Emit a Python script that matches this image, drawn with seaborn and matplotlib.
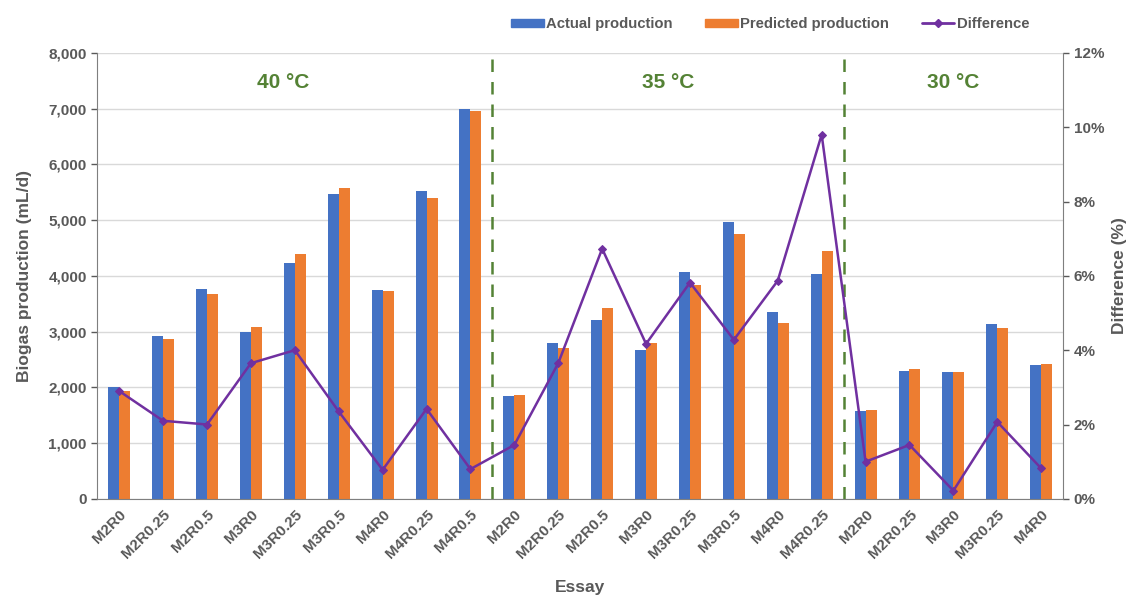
import numpy as np
import pandas as pd
import matplotlib.pyplot as plt
import seaborn as sns
from matplotlib.patches import Patch
from matplotlib.lines import Line2D
from matplotlib.ticker import FuncFormatter, MultipleLocator

sns.set_style("white")
plt.rcParams["font.family"] = ["Liberation Sans", "DejaVu Sans"]

essays = ["M2R0", "M2R0.25", "M2R0.5", "M3R0", "M3R0.25", "M3R0.5", "M4R0", "M4R0.25", "M4R0.5",
          "M2R0", "M2R0.25", "M2R0.5", "M3R0", "M3R0.25", "M3R0.5", "M4R0", "M4R0.25",
          "M2R0", "M2R0.25", "M3R0", "M3R0.25", "M4R0"]
temps = ["40 °C"] * 9 + ["35 °C"] * 8 + ["30 °C"] * 5
actual = [2000, 2930, 3760, 2990, 4230, 5460, 3750, 5530, 7000,
          1840, 2800, 3200, 2670, 4070, 4970, 3360, 4030,
          1580, 2300, 2280, 3130, 2400]
predicted = [1940, 2870, 3680, 3080, 4390, 5580, 3720, 5400, 6950,
             1870, 2700, 3420, 2790, 3840, 4750, 3160, 4440,
             1600, 2330, 2270, 3070, 2410]
difference = [2.9, 2.1, 2.0, 3.65, 4.0, 2.35, 0.78, 2.42, 0.8,
              1.45, 3.65, 6.73, 4.17, 5.82, 4.28, 5.87, 9.8,
              1.0, 1.45, 0.22, 2.07, 0.82]

blue = "#4472C4"
orange = "#ED7D31"
purple = "#7030A0"
green = "#548235"
grey = "#595959"

keys = [f"{t}|{e}|{i}" for i, (t, e) in enumerate(zip(temps, essays))]
df = pd.DataFrame({"key": keys * 2,
                   "value": actual + predicted,
                   "series": ["Actual production"] * len(keys) + ["Predicted production"] * len(keys)})

fig, ax = plt.subplots(figsize=(11.31, 6.01), dpi=100)
fig.subplots_adjust(left=0.086, right=0.94, top=0.912, bottom=0.17)

sns.barplot(data=df, x="key", y="value", hue="series", order=keys,
            palette=[blue, orange], saturation=1, width=0.5, linewidth=0,
            ax=ax, legend=False)
ax.set_ylim(0, 8000)
ax.yaxis.set_major_locator(MultipleLocator(1000))
ax.yaxis.set_major_formatter(FuncFormatter(lambda v, p: f"{int(v):,}"))
ax.grid(axis="y", color="#D9D9D9", linewidth=1)
ax.set_axisbelow(True)
ax.set_xticks(range(len(keys)))
ax.set_xticklabels(essays, rotation=45, ha="right", rotation_mode="anchor")
ax.set_xlim(-0.5, len(keys) - 0.5)
ax.tick_params(axis="both", labelsize=11, colors=grey, length=4, width=1, direction="out")
ax.tick_params(axis="x", length=0, pad=6)
for lab in ax.get_xticklabels() + ax.get_yticklabels():
    lab.set_fontweight("bold")
ax.set_xlabel("Essay", fontsize=12.5, fontweight="bold", color=grey, labelpad=14)
ax.set_ylabel("Biogas production (mL/d)", fontsize=12.5, fontweight="bold", color=grey, labelpad=12)
for s in ["top", "right"]:
    ax.spines[s].set_visible(False)
for s in ["left", "bottom"]:
    ax.spines[s].set_color("#7F7F7F")

ax2 = ax.twinx()
sns.lineplot(x=np.arange(len(keys)), y=difference, color=purple, marker="D", markersize=4,
             markeredgecolor=purple, linewidth=1.8, ax=ax2)
ax2.set_ylim(0, 12)
ax2.yaxis.set_major_locator(MultipleLocator(2))
ax2.yaxis.set_major_formatter(FuncFormatter(lambda v, p: f"{int(v)}%"))
ax2.tick_params(axis="y", labelsize=11, colors=grey, length=4, width=1)
for lab in ax2.get_yticklabels():
    lab.set_fontweight("bold")
ax2.set_ylabel("Difference (%)", fontsize=12.5, fontweight="bold", color=grey, labelpad=6)
for s in ["top", "left", "bottom"]:
    ax2.spines[s].set_visible(False)
ax2.spines["right"].set_color("#7F7F7F")

# group separators and temperature labels
label_shift = {"40 °C": -0.26, "35 °C": 0.0, "30 °C": 0.0}
start = 0
for g in dict.fromkeys(temps):
    n = temps.count(g)
    ax.text(start + (n - 1) / 2 + label_shift[g], 7460, g, color=green,
            fontsize=15, fontweight="bold", ha="center", va="center")
    start += n
    if start < len(keys):
        ax.axvline(start - 0.5, color=green, linestyle=(0, (5, 4)), linewidth=1.8)

handles = [Patch(color=blue, label="Actual production"),
           Patch(color=orange, label="Predicted production"),
           Line2D([0], [0], color=purple, marker="D", markersize=4, linewidth=2, label="Difference")]
leg = fig.legend(handles=handles, loc="center", bbox_to_anchor=(0.681, 0.96), ncol=3,
                 frameon=False, fontsize=10.7, handlelength=2.2, handleheight=0.5,
                 columnspacing=2.2, handletextpad=0.15)
for t in leg.get_texts():
    t.set_color(grey)
    t.set_fontweight("bold")

fig.savefig("out.png", dpi=100)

◆ ◆ ◆ ◆ ◆ ◆ ◆

SHORT EXERCISE
Go through the data above and transcribe it in full, omitting any image.

IN RESPONSE
Emit a Python script that matches this image, drawn with seaborn and matplotlib.
import numpy as np
import pandas as pd
import matplotlib.pyplot as plt
import seaborn as sns
from matplotlib.patches import Patch
from matplotlib.lines import Line2D
from matplotlib.ticker import FuncFormatter, MultipleLocator

sns.set_style("white")
plt.rcParams["font.family"] = ["Liberation Sans", "DejaVu Sans"]

essays = ["M2R0", "M2R0.25", "M2R0.5", "M3R0", "M3R0.25", "M3R0.5", "M4R0", "M4R0.25", "M4R0.5",
          "M2R0", "M2R0.25", "M2R0.5", "M3R0", "M3R0.25", "M3R0.5", "M4R0", "M4R0.25",
          "M2R0", "M2R0.25", "M3R0", "M3R0.25", "M4R0"]
temps = ["40 °C"] * 9 + ["35 °C"] * 8 + ["30 °C"] * 5
actual = [2000, 2930, 3760, 2990, 4230, 5460, 3750, 5530, 7000,
          1840, 2800, 3200, 2670, 4070, 4970, 3360, 4030,
          1580, 2300, 2280, 3130, 2400]
predicted = [1940, 2870, 3680, 3080, 4390, 5580, 3720, 5400, 6950,
             1870, 2700, 3420, 2790, 3840, 4750, 3160, 4440,
             1600, 2330, 2270, 3070, 2410]
difference = [2.9, 2.1, 2.0, 3.65, 4.0, 2.35, 0.78, 2.42, 0.8,
              1.45, 3.65, 6.73, 4.17, 5.82, 4.28, 5.87, 9.8,
              1.0, 1.45, 0.22, 2.07, 0.82]

blue = "#4472C4"
orange = "#ED7D31"
purple = "#7030A0"
green = "#548235"
grey = "#595959"

keys = [f"{t}|{e}|{i}" for i, (t, e) in enumerate(zip(temps, essays))]
df = pd.DataFrame({"key": keys * 2,
                   "value": actual + predicted,
                   "series": ["Actual production"] * len(keys) + ["Predicted production"] * len(keys)})

fig, ax = plt.subplots(figsize=(11.31, 6.01), dpi=100)
fig.subplots_adjust(left=0.086, right=0.94, top=0.912, bottom=0.17)

sns.barplot(data=df, x="key", y="value", hue="series", order=keys,
            palette=[blue, orange], saturation=1, width=0.5, linewidth=0,
            ax=ax, legend=False)
ax.set_ylim(0, 8000)
ax.yaxis.set_major_locator(MultipleLocator(1000))
ax.yaxis.set_major_formatter(FuncFormatter(lambda v, p: f"{int(v):,}"))
ax.grid(axis="y", color="#D9D9D9", linewidth=1)
ax.set_axisbelow(True)
ax.set_xticks(range(len(keys)))
ax.set_xticklabels(essays, rotation=45, ha="right", rotation_mode="anchor")
ax.set_xlim(-0.5, len(keys) - 0.5)
ax.tick_params(axis="both", labelsize=11, colors=grey, length=4, width=1, direction="out")
ax.tick_params(axis="x", length=0, pad=6)
for lab in ax.get_xticklabels() + ax.get_yticklabels():
    lab.set_fontweight("bold")
ax.set_xlabel("Essay", fontsize=12.5, fontweight="bold", color=grey, labelpad=14)
ax.set_ylabel("Biogas production (mL/d)", fontsize=12.5, fontweight="bold", color=grey, labelpad=12)
for s in ["top", "right"]:
    ax.spines[s].set_visible(False)
for s in ["left", "bottom"]:
    ax.spines[s].set_color("#7F7F7F")

ax2 = ax.twinx()
sns.lineplot(x=np.arange(len(keys)), y=difference, color=purple, marker="D", markersize=4,
             markeredgecolor=purple, linewidth=1.8, ax=ax2)
ax2.set_ylim(0, 12)
ax2.yaxis.set_major_locator(MultipleLocator(2))
ax2.yaxis.set_major_formatter(FuncFormatter(lambda v, p: f"{int(v)}%"))
ax2.tick_params(axis="y", labelsize=11, colors=grey, length=4, width=1)
for lab in ax2.get_yticklabels():
    lab.set_fontweight("bold")
ax2.set_ylabel("Difference (%)", fontsize=12.5, fontweight="bold", color=grey, labelpad=6)
for s in ["top", "left", "bottom"]:
    ax2.spines[s].set_visible(False)
ax2.spines["right"].set_color("#7F7F7F")

# group separators and temperature labels
label_shift = {"40 °C": -0.26, "35 °C": 0.0, "30 °C": 0.0}
start = 0
for g in dict.fromkeys(temps):
    n = temps.count(g)
    ax.text(start + (n - 1) / 2 + label_shift[g], 7460, g, color=green,
            fontsize=15, fontweight="bold", ha="center", va="center")
    start += n
    if start < len(keys):
        ax.axvline(start - 0.5, color=green, linestyle=(0, (5, 4)), linewidth=1.8)

handles = [Patch(color=blue, label="Actual production"),
           Patch(color=orange, label="Predicted production"),
           Line2D([0], [0], color=purple, marker="D", markersize=4, linewidth=2, label="Difference")]
leg = fig.legend(handles=handles, loc="center", bbox_to_anchor=(0.681, 0.96), ncol=3,
                 frameon=False, fontsize=10.7, handlelength=2.2, handleheight=0.5,
                 columnspacing=2.2, handletextpad=0.15)
for t in leg.get_texts():
    t.set_color(grey)
    t.set_fontweight("bold")

fig.savefig("out.png", dpi=100)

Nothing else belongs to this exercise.